Leveraging the abundant natural gas supply and cost advantage, chemical companies are investing billions of dollars for setting up facilities (crackers) that produce ethylene from ethane. The U.S. has emerged as an attractive investment location and chemical makers are aggressively expanding capacity in the country.

According to an ACC report, potential domestic chemical investment related to share gas has reached as high as $100 billion, more than 50% of which are from firms outside of the U.S. Already 148 projects -- backed by Federal government support -- have been announced by chemical makers to take advantage of ample natural gas supplies.

These projects may lead to $81 billion in new chemical industry output annually and 637,000 permanent new jobs by 2023. Such investments are expected to boost capacity and export over the next several years.

Agriculture: A Lucrative Prospect

Major chemical makers are increasingly shifting their focus on businesses that cater to agriculture and health and nutrition markets in an effort to cut their exposure on other businesses that are grappling with weak demand and input costs pressure. In particular, agriculture is emerging as a lucrative market as evident from recent trends.

Strong planting activity by growers across North and Latin America, solid order book and healthy supply of seeds and crop protection products represent driving factors.

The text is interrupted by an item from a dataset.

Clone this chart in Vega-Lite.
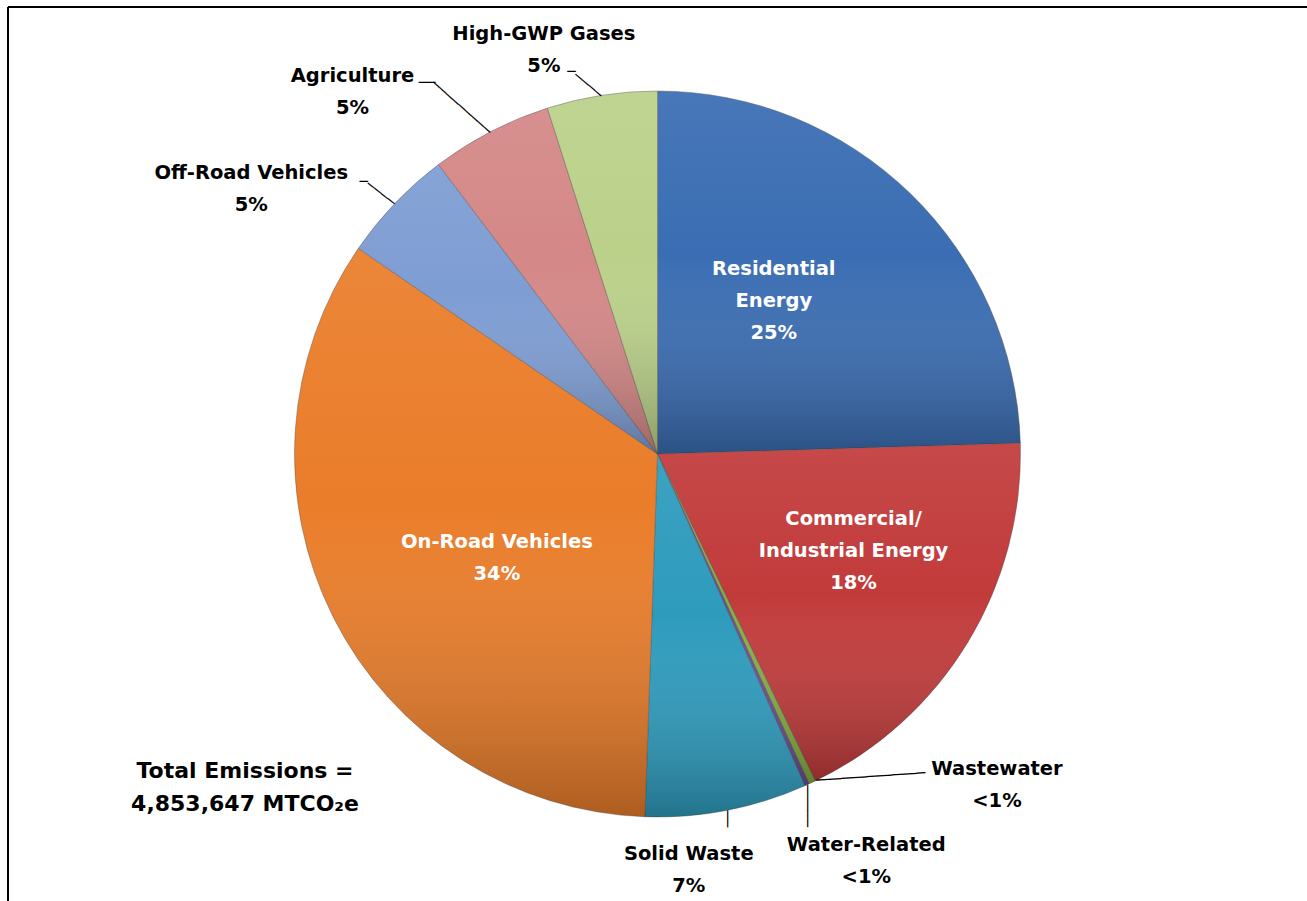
{
  "$schema": "https://vega.github.io/schema/vega-lite/v6.json",
  "width": 1299,
  "height": 894,
  "autosize": "none",
  "padding": {"left": 8, "top": 7, "right": 0, "bottom": 0},
  "background": "#ffffff",
  "view": {"stroke": "transparent", "fill": "transparent"},
  "config": {
    "view": {"stroke": "transparent"},
    "text": {"font": "DejaVu Sans", "fontWeight": "bold", "fontSize": 19.5, "lineHeight": 32, "lineBreak": "\n", "baseline": "middle", "align": "center"}
  },
  "title": {
    "text": ["Total Emissions =", "4,853,647 MTCO₂e"],
    "orient": "bottom",
    "anchor": "start",
    "frame": "group",
    "align": "center",
    "baseline": "middle",
    "dx": 237,
    "offset": -131,
    "font": "DejaVu Sans",
    "fontSize": 22,
    "fontWeight": "bold",
    "color": "#000000",
    "lineHeight": 33
  },
  "data": {
    "values": [
      {"category": "Residential Energy", "share": 24.5, "label": "Residential\nEnergy\n25%"},
      {"category": "Commercial/Industrial Energy", "share": 18.3, "label": "Commercial/\nIndustrial Energy\n18%"},
      {"category": "Wastewater", "share": 0.3, "label": "Wastewater\n<1%"},
      {"category": "Water-Related", "share": 0.2, "label": "Water-Related\n<1%"},
      {"category": "Solid Waste", "share": 7.2, "label": "Solid Waste\n7%"},
      {"category": "On-Road Vehicles", "share": 34.0, "label": "On-Road Vehicles\n34%"},
      {"category": "Off-Road Vehicles", "share": 5.1, "label": "Off-Road Vehicles\n5%"},
      {"category": "Agriculture", "share": 5.4, "label": "Agriculture\n5%"},
      {"category": "High-GWP Gases", "share": 4.9, "label": "High-GWP Gases\n5%"}
    ]
  },
  "layer": [
    {
      "transform": [{"window": [{"op": "row_number", "as": "idx"}]}],
      "encoding": {
        "theta": {"field": "share", "type": "quantitative", "stack": true},
        "order": {"field": "idx", "type": "quantitative"},
        "detail": {"field": "category", "type": "nominal"}
      },
      "layer": [
        {
          "mark": {"type": "arc", "outerRadius": 363, "stroke": "#4a4a4a", "strokeWidth": 0.8, "strokeOpacity": 0.5},
          "encoding": {
            "color": {
              "field": "category",
              "type": "nominal",
              "legend": null,
              "scale": {
                "domain": ["Residential Energy", "Commercial/Industrial Energy", "Wastewater", "Water-Related", "Solid Waste", "On-Road Vehicles", "Off-Road Vehicles", "Agriculture", "High-GWP Gases"],
                "range": ["#3A6DB3", "#C23B3B", "#86AE3E", "#6B4D96", "#2E9BBD", "#EA7D2A", "#7E9DD3", "#D48887", "#BBD18A"]
              }
            }
          }
        },
        {
          "mark": {
            "type": "arc",
            "outerRadius": 363,
            "strokeWidth": 0,
            "fill": {
              "gradient": "linear",
              "x1": 0, "y1": 0, "x2": 0, "y2": 1,
              "stops": [
                {"offset": 0, "color": "rgba(255,255,255,0.07)"},
                {"offset": 0.45, "color": "rgba(255,255,255,0)"},
                {"offset": 1, "color": "rgba(0,0,0,0.26)"}
              ]
            }
          }
        },
        {
          "mark": {"type": "text", "radius": 363, "angle": 220, "align": "left", "baseline": "middle", "font": "DejaVu Sans Mono", "fontWeight": "normal", "fontSize": 14, "color": "#000000"},
          "encoding": {"text": {"condition": {"test": "datum.category === 'High-GWP Gases'", "value": "────"}, "value": ""}}
        },
        {
          "mark": {"type": "text", "radius": 363, "dx": -26, "dy": -23, "angle": 0, "align": "right", "baseline": "middle", "font": "DejaVu Sans Mono", "fontWeight": "normal", "fontSize": 14, "color": "#000000"},
          "encoding": {"text": {"condition": {"test": "datum.category === 'High-GWP Gases'", "value": "─"}, "value": ""}}
        },
        {
          "mark": {"type": "text", "radius": 363, "angle": 221.5, "align": "left", "baseline": "middle", "font": "DejaVu Sans Mono", "fontWeight": "normal", "fontSize": 14, "color": "#000000"},
          "encoding": {"text": {"condition": {"test": "datum.category === 'Agriculture'", "value": "─────────"}, "value": ""}}
        },
        {
          "mark": {"type": "text", "radius": 363, "dx": -55, "dy": -49, "angle": 0, "align": "right", "baseline": "middle", "font": "DejaVu Sans Mono", "fontWeight": "normal", "fontSize": 14, "color": "#000000"},
          "encoding": {"text": {"condition": {"test": "datum.category === 'Agriculture'", "value": "──"}, "value": ""}}
        },
        {
          "mark": {"type": "text", "radius": 363, "angle": 218, "align": "left", "baseline": "middle", "font": "DejaVu Sans Mono", "fontWeight": "normal", "fontSize": 14, "color": "#000000"},
          "encoding": {"text": {"condition": {"test": "datum.category === 'Off-Road Vehicles'", "value": "────"}, "value": ""}}
        },
        {
          "mark": {"type": "text", "radius": 363, "dx": -27, "dy": -21, "angle": 0, "align": "right", "baseline": "middle", "font": "DejaVu Sans Mono", "fontWeight": "normal", "fontSize": 14, "color": "#000000"},
          "encoding": {"text": {"condition": {"test": "datum.category === 'Off-Road Vehicles'", "value": "─"}, "value": ""}}
        },
        {
          "mark": {"type": "text", "radius": 363, "angle": 90, "align": "left", "baseline": "middle", "font": "DejaVu Sans Mono", "fontWeight": "normal", "fontSize": 14, "color": "#000000"},
          "encoding": {"text": {"condition": {"test": "datum.category === 'Solid Waste'", "value": "──"}, "value": ""}}
        },
        {
          "mark": {"type": "text", "radius": 363, "angle": 90, "align": "left", "baseline": "middle", "font": "DejaVu Sans Mono", "fontWeight": "normal", "fontSize": 14, "color": "#000000"},
          "encoding": {"text": {"condition": {"test": "datum.category === 'Water-Related'", "value": "─────"}, "value": ""}}
        },
        {
          "mark": {"type": "text", "radius": 363, "dx": 4, "dy": -1, "angle": -4, "align": "left", "baseline": "middle", "font": "DejaVu Sans Mono", "fontWeight": "normal", "fontSize": 14, "color": "#000000"},
          "encoding": {"text": {"condition": {"test": "datum.category === 'Wastewater'", "value": "─────────────"}, "value": ""}}
        },
        {
          "mark": {"type": "text", "radius": 395, "dx": -53, "dy": -30, "color": "#000000"},
          "encoding": {"text": {"condition": {"test": "datum.category === 'High-GWP Gases'", "field": "label"}, "value": ""}}
        },
        {
          "mark": {"type": "text", "radius": 400, "dx": -121, "dy": -23, "color": "#000000"},
          "encoding": {"text": {"condition": {"test": "datum.category === 'Agriculture'", "field": "label"}, "value": ""}}
        },
        {
          "mark": {"type": "text", "radius": 400, "dx": -117, "dy": -5, "color": "#000000"},
          "encoding": {"text": {"condition": {"test": "datum.category === 'Off-Road Vehicles'", "field": "label"}, "value": ""}}
        },
        {
          "mark": {"type": "text", "radius": 400, "dx": -45, "dy": 7, "color": "#000000"},
          "encoding": {"text": {"condition": {"test": "datum.category === 'Solid Waste'", "field": "label"}, "value": ""}}
        },
        {
          "mark": {"type": "text", "radius": 400, "dx": 44, "dy": 27, "color": "#000000"},
          "encoding": {"text": {"condition": {"test": "datum.category === 'Water-Related'", "field": "label"}, "value": ""}}
        },
        {
          "mark": {"type": "text", "radius": 400, "dx": 169, "dy": -47, "color": "#000000"},
          "encoding": {"text": {"condition": {"test": "datum.category === 'Wastewater'", "field": "label"}, "value": ""}}
        },
        {
          "mark": {"type": "text", "radius": 200, "dx": -23, "dy": -41, "color": "#ffffff"},
          "encoding": {"text": {"condition": {"test": "datum.category === 'Residential Energy'", "field": "label"}, "value": ""}}
        },
        {
          "mark": {"type": "text", "radius": 220, "dx": 8, "dy": -49, "color": "#ffffff"},
          "encoding": {"text": {"condition": {"test": "datum.category === 'Commercial/Industrial Energy'", "field": "label"}, "value": ""}}
        },
        {
          "mark": {"type": "text", "radius": 190, "dx": 9, "dy": 2, "color": "#ffffff"},
          "encoding": {"text": {"condition": {"test": "datum.category === 'On-Road Vehicles'", "field": "label"}, "value": ""}}
        }
      ]
    },
    {
      "data": {"values": [{"edge": "left"}]},
      "mark": {"type": "rule", "stroke": "#000000", "strokeWidth": 2},
      "encoding": {"x": {"value": 0}, "y": {"value": 0}, "y2": {"value": "height"}}
    },
    {
      "data": {"values": [{"edge": "top"}]},
      "mark": {"type": "rule", "stroke": "#000000", "strokeWidth": 2},
      "encoding": {"x": {"value": 0}, "x2": {"value": "width"}, "y": {"value": 0}}
    }
  ]
}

Strategic Measures: M&A Heating Up

Chemical companies remain actively focused on mergers and acquisitions to diversify and shore up growth in a still challenging economic environment. These companies continue to explore growth opportunities in the fast-growing emerging markets, particularly in the lucrative regions of Asia-Pacific and Latin America.

The chemical industry is expected to witness high levels of consolidation activities in 2014 with some major deals have already been announced this year including Albemarle Corp.’s (ALB) proposed buyout of Rockwood Holdings, Inc. (ROK - Analyst Report) for $6.2 billion. Chemical makers are also divesting non-core assets as they shift their focus on high margin businesses.

Moreover, cost-cutting measures implemented by chemical companies -- including plant closures and headcount reduction -- are expected to yield industry-wide margin improvements. Cash flows derived through these actions could be directed for growth initiatives.

Recovery in Chinese Demand

Recovery in China, a major market, is expected to continue through the balance of 2014. Government stimulus actions coupled with efforts to stem inflation appear to bear fruit and exports to the U.S. and other key markets are regaining momentum. Strength in the automotive market represents another positive. An improved demand outlook for China bodes well for the chemical industry this year.

Stocks We Like

Chemical stocks that look good in the prevailing operating backdrop include LyondellBasell Industries NV (LYB - Analyst Report), Celanese Corp. (CE - Analyst Report), The Dow Chemical Company (DOW - Analyst Report), PPG Industries Inc. (PPG - Analyst Report), The Sherwin-Williams Company (SHW - Analyst Report) and Eastman Chemical Company (EMN - Analyst Report).

WEAKNESSES

Macro Headwinds


While there have been some signs of improvement of late, the European economy is still not out of the woods. Western Europe continues to pose challenges on chemical stocks due to weak demand, thus remaining a source of near-term uncertainty. In addition, given the chemical industry's sensitivity to the global economy, any negative current in the macro economy would be reflected in the prospects of the chemical makers.

In addition, demand from some of the major manufacturing industries remains below their historic highs. While non-residential construction activities are improving, the market remains way below its peak levels.

Pricing, FX Pressure

Commodity prices, though subsiding of late, still remain a concern for many of the U.S. chemical producers. Their ability to pass these costs on to end consumers is not always easy, given the competitive pressures at play. As a result, margins for a number of producers may be under pressure.

In addition, chemical companies generate a major chunk of their revenues outside the U.S., and therefore are exposed to foreign exchange fluctuations. Currency exchange translation remains a headwind for these companies.

A Still-Cloudy Fertilizer Space

Fertilizer and agricultural chemicals makers continue to face challenges from weak pricing, affecting their margins. Prices for potash have been under pressure following the exit of world's largest potash maker Uralkali Group from one of the biggest potash cartels -- the Belarus Potash Company (BPC) -- that influence potash pricing by controlling the production and supply. Uralkali's Board decided to end export sales through BPC and direct all potash export through its Switzerland-based trade arm Uralkali Trading.

Moreover, demand for potash and phosphate remains somewhat weak in India, a key import market. Potash subsidy cuts by the Indian government coupled with a weak local currency contributing to depressed demand for the nutrient in that country. Moreover, the demand environment for phosphate will remain uncertain in India in second-half 2014 due to monsoon rainfall.

Stocks Warrant Caution

We hold a bearish view on FMC Corp. (FMC - Analyst Report), DuPont (DD - Analyst Report), Methanex Corp. (MEOH - Analyst Report) and Air Products and Chemicals Inc. (APD). We steer clear of certain companies in the fertilizer space. Companies that fit the bill are The Mosaic Company (MOS - Analyst Report) and CF Industries Holdings, Inc. (CF - Analyst Report).